GEP: A Manageable Approach to Volunteering

If you are the type of person who really likes to volunteer, then you probably don’t need to read this. But if, like me, you’d always kinda rather not volunteer and mostly just hope no one asks you, this is for you. As with many things in life, the fact that I don’t like it doesn’t mean I should consider myself off the hook for having to do it. Yeah, it’s extra;  yeah, you don’t get paid; and yeah, after you volunteer for one thing you’ll be the first to get asked to volunteer for the next thing too. We all know this, and none of us believe the person asking us to volunteer when they say, “It’ll be fun!” Smile.

It’s hard to say you’re really invested in a community, though, if you never help out. So, volunteer a little. Depending on your state in life it can be more or less difficult to volunteer, so pick something that is in your wheelhouse and only stretches you a little in terms of stress and time commitment. I think a reasonable amount of time to shoot for as a general rule, is about one hour a week with breaks for Christmas and the Summer. It’s probably a good idea to choose something you’re invested in too. Also, decide what you can handle and then just say, “No,” to stuff you can’t.

For me, the issue that motivated was the faith formation of my children. A year or so ago, after not having volunteered regularly for anything for a while, my wife and I decided to volunteer for children’s ministry at the parish. It makes the Sunday a bit longer, but it doesn’t add a whole extra drive in the evening somewhere during the middle of the week, which is the real killer for our schedule. The first year was a little brutal for me, I’m not going to lie. I found out managing the behavior of 10-12 kids who are not mine can actually be pretty difficult, even for 30 minutes.

But you know what?

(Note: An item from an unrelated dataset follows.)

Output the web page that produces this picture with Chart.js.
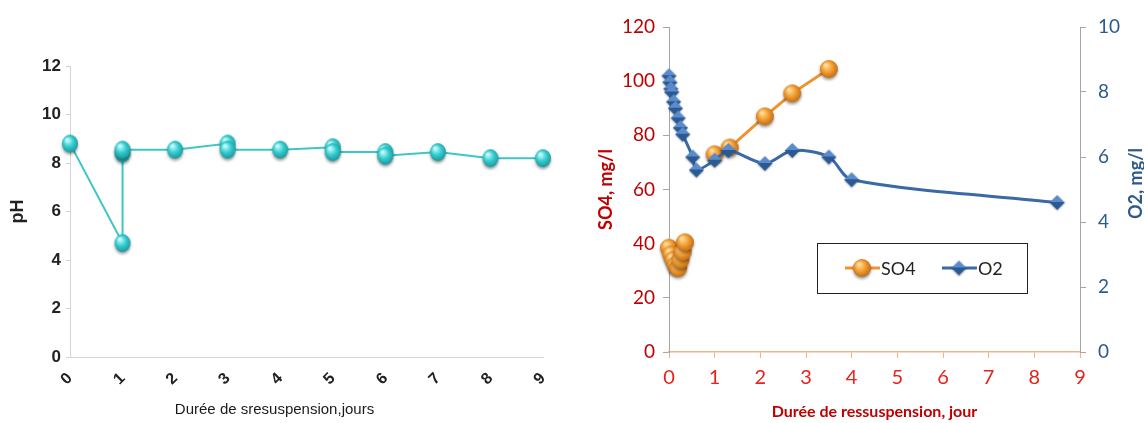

After a year or so of intermittently telling all the other dads I met how it would sure be a lot more fun if they joined me, turns out a bunch of them did. Now my group has three adults that swap leading each week while the other two are on hand to help and I’ve gotten to know some new people. I’ve seen some of those kids come out of their shells a bit and become easier to interact with. Also, it is more fun now than it was. If you’re socially awkward, working on a common goal with people helps give you something to do and talk about, and after a while people start recognizing you and actually smiling when they see you. Go figure.

As introverts, we can spend a fair amount of time thinking about things and forming strong opinions about how things ought to be done. The trouble is that no one has a reason to listen to us if they don’t know us, and it’s easy for us to get caught in a cycle of complaining about how nothing changes. Maybe your ideas still stink and no one should listen to you, but chances are you’ve got some good ones. One of the best ways to gain others’ trust is to prove that you care by showing up to help. It’s a good way of proving that to yourself too.